** Start **
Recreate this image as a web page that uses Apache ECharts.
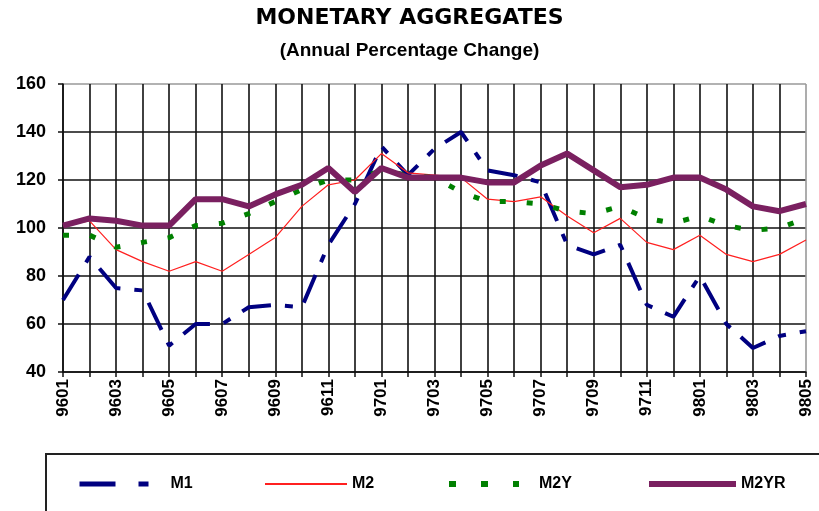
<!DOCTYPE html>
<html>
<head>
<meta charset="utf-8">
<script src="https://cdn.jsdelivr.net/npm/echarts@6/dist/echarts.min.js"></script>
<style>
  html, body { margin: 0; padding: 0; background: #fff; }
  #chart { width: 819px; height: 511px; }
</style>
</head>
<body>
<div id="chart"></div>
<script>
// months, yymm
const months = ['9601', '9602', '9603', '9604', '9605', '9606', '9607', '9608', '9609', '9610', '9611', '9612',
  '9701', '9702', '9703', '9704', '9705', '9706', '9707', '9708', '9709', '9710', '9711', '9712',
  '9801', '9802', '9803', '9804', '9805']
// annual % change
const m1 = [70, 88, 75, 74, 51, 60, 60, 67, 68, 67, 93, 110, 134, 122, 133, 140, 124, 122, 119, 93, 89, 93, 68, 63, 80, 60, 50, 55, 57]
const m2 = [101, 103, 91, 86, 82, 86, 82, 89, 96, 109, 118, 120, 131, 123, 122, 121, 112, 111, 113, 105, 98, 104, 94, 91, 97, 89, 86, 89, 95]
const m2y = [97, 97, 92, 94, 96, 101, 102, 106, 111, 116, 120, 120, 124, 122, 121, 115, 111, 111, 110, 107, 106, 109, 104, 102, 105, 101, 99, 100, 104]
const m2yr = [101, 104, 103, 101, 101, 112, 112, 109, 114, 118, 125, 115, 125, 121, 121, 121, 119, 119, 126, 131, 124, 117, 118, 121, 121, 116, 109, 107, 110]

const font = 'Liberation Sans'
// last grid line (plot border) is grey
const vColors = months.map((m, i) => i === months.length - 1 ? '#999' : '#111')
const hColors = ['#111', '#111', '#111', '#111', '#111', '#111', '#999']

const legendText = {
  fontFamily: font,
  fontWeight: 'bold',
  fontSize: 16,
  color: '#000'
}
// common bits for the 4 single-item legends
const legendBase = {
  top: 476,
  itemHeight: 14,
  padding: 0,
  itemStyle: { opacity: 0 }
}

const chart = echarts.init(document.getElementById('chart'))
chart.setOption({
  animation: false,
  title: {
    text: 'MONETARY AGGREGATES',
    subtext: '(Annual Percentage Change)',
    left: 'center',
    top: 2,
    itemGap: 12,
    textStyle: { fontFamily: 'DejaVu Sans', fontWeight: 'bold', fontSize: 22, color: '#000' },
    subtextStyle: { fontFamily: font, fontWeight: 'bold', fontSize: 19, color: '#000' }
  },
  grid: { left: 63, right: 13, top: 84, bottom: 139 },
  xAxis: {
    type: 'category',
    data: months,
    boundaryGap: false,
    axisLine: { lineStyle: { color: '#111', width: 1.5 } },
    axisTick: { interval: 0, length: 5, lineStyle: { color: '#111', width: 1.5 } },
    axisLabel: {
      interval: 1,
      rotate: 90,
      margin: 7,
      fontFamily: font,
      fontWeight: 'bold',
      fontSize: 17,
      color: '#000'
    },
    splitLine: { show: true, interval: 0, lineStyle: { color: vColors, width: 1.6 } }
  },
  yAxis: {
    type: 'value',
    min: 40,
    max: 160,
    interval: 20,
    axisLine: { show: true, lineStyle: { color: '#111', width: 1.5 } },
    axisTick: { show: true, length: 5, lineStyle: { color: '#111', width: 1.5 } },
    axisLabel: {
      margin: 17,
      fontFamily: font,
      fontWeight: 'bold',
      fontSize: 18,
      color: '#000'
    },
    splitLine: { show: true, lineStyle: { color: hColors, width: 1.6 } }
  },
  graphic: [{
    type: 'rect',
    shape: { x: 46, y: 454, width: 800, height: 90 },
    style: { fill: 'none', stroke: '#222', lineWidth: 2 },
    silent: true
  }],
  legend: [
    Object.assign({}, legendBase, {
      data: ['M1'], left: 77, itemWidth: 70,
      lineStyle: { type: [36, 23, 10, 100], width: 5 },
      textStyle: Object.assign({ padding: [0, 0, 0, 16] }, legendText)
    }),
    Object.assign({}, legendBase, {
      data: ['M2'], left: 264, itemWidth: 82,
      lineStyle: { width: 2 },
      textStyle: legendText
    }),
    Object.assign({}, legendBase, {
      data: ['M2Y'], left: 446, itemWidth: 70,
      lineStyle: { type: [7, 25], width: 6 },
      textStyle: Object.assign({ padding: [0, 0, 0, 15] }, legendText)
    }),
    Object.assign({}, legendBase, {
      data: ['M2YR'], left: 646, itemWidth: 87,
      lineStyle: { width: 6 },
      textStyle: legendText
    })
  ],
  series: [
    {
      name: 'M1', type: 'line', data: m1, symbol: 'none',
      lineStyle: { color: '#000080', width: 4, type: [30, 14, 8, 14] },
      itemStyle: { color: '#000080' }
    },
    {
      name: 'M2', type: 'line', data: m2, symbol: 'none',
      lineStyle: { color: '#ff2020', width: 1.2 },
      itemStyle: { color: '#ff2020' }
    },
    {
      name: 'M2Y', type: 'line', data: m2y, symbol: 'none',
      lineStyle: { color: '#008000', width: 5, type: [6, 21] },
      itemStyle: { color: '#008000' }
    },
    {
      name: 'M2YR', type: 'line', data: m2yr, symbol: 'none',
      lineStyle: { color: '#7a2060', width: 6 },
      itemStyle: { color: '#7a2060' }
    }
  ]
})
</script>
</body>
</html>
** End **
** Start **
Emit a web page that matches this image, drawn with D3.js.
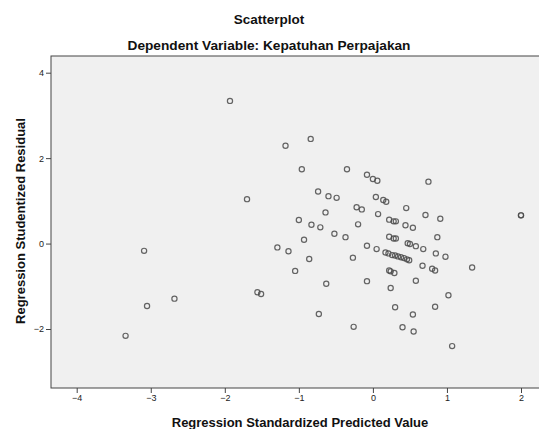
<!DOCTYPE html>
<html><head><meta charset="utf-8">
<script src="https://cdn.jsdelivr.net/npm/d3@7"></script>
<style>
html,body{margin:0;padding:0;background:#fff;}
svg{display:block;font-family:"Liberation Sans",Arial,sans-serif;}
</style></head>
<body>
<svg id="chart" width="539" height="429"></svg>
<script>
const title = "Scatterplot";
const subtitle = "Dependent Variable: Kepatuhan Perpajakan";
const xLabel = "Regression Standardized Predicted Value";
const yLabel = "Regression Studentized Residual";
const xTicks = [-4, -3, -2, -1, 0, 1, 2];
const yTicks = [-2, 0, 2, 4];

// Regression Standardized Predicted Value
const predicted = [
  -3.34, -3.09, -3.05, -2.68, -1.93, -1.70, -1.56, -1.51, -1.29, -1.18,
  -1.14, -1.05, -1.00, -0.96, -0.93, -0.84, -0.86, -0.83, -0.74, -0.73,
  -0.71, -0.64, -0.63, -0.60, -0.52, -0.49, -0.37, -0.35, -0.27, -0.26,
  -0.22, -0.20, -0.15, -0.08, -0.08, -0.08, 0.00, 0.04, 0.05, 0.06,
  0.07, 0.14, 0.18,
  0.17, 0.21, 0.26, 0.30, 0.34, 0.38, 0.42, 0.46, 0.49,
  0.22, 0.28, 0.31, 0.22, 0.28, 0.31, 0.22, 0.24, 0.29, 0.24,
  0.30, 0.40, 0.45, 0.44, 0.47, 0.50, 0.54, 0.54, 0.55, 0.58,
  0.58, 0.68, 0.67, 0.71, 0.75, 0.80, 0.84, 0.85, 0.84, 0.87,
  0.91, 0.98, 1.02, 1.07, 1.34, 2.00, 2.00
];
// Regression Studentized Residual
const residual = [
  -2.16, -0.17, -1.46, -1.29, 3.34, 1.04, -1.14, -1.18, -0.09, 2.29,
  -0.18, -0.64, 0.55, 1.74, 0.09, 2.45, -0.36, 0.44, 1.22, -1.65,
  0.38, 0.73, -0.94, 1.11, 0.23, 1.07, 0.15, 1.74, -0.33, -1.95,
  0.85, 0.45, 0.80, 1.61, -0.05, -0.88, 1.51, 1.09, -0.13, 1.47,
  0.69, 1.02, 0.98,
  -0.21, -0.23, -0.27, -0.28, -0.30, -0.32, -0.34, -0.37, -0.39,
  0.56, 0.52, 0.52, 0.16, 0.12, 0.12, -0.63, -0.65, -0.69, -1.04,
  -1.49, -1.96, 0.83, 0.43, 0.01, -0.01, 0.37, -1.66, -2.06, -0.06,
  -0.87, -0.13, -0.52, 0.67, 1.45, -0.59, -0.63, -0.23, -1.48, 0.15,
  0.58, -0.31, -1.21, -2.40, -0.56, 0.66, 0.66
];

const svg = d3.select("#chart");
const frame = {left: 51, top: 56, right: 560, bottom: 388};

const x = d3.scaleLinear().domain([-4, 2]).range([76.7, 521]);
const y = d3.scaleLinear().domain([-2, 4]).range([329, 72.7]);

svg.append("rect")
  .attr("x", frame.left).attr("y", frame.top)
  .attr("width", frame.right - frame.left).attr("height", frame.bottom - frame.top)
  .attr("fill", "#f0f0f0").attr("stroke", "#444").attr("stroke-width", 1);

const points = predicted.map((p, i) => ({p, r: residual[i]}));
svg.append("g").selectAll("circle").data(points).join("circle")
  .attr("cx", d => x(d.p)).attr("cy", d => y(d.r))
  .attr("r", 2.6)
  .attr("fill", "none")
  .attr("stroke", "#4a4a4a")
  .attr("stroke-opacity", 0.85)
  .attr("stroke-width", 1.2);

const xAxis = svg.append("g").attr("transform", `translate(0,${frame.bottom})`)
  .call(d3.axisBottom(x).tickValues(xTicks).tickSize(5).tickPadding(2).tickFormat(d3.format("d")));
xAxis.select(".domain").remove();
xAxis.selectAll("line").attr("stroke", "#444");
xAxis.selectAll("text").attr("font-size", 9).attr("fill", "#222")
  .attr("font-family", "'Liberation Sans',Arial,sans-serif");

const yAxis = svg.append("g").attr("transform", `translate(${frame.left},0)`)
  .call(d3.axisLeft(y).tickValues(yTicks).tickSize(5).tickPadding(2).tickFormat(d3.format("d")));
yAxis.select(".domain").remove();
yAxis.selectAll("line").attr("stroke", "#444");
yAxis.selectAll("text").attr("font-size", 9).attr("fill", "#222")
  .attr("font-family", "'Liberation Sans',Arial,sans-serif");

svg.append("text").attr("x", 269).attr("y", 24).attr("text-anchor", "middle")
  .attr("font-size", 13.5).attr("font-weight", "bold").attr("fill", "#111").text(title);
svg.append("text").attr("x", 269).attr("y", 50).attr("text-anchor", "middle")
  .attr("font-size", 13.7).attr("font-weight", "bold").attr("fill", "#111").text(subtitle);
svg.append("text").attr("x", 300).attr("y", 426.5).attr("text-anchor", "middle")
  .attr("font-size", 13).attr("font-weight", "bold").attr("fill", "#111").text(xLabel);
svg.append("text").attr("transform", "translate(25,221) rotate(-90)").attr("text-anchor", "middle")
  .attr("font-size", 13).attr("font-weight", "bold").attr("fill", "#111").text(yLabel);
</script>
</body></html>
** End **
SET EXERCISE:
Extract, from the listing above, every line where the string "that" occurs.

EXERCISE RESULT:
Recreate this image as a web page that uses Apache ECharts.
Emit a web page that matches this image, drawn with D3.js.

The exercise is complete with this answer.